Parks married Nida a few months after he was released from prison on prior convictions of fraud. On the show, Parks is known for throwing lavish soirees for the life events of her family. Most recently she held an inauguration themed celebration for the birth of her second son with Nida, Dylan. On the show, Parks had extravagant baby showers for her children, and a first birthday party for son, Ayden with twelve birthday cakes.

New homes, new cars, and the best of everything are displayed on "RHOA". Nida's claim that he chose to continue in a life of crime in order to keep pace with his successful wife, does not seem too far-fetched. Nida is not the first BravoTV personality to find himself facing prison. Theresa and Joe Guidice of the New Jersey cast, were convicted for their financial crimes earlier this year. They all lived lavishly. But was it worth it?

Financial issues have seemingly destroyed many marriages. Prior to his first incarceration, Nida had allegedly built a life where luxury was at hand, but low scale. Keeping up with cast mates and expensive tastes can weigh on a person's psyche. (Nida claims that he had a nervous breakdown in the midst of his criminal enterprise.) Couple that with having a felony that involves misappropriation of monies and fraud, and you will be hard pressed to find a legitimate career that will afford you the finances necessary to maintain excess.

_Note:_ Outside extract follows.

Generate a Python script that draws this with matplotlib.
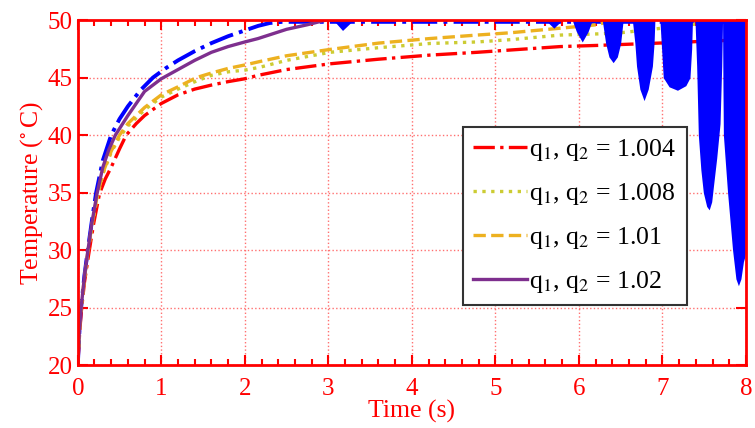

Truthfully, it would have been difficult for Nida to find any job at all so soon after being released from prison. Then Nida's TV persona comes off as self-centered and immature, yet loving of his children. When you have a personality that places what you have materialistically above your character, your ego will take control and leave rational thinking blowing in the wind. Ego will have you working off of emotions more than reasoned judgment. Often, it is ego, not financial issues, that is really the culprit in marital discord.

Traditionally speaking, men are to be providers and protectors of their families. Parks extols the virtues of being a Southern belle and even wrote a book about it. Traditional values are a virtue in the eyes of many Southern belles. Therefore, a man being able to provide at the level one becomes accustomed to, is paramount. Or so it may seem. In reality, women and men both work and share responsibilities in families and have been doing so for ever. It is possible, however, that Nida felt inadequate with his wife taking the lead on everything.

It seems, on the show, that Parks wears the pants in the family and treats Nida like one of her children. Falling back into a life of crime could have been prevented had Nida been given, or taken, time to adjust to life outside of prison walls before being thrust into the spotlight. That readjustment could have included an attitude adjustment and time to recover from the poor decisions he had made in the past. Yet the trappings of luxury were more alluring than having a stable and secure family, apparently.

Nida may have decided that his value to himself, and his wife, was based on how much he could provide, which is a perspective many men take and many women, sometimes unwittingly, reinforce. The reality could have been that Parks merely wanted an ambitious man who loved her and their children.

Advice: Before jumping into a situation you are unprepared for, think about the consequences long term more than you think about the immediate rewards.

There's no word as to whether or not Parks plans to stay with her husband through his legal troubles.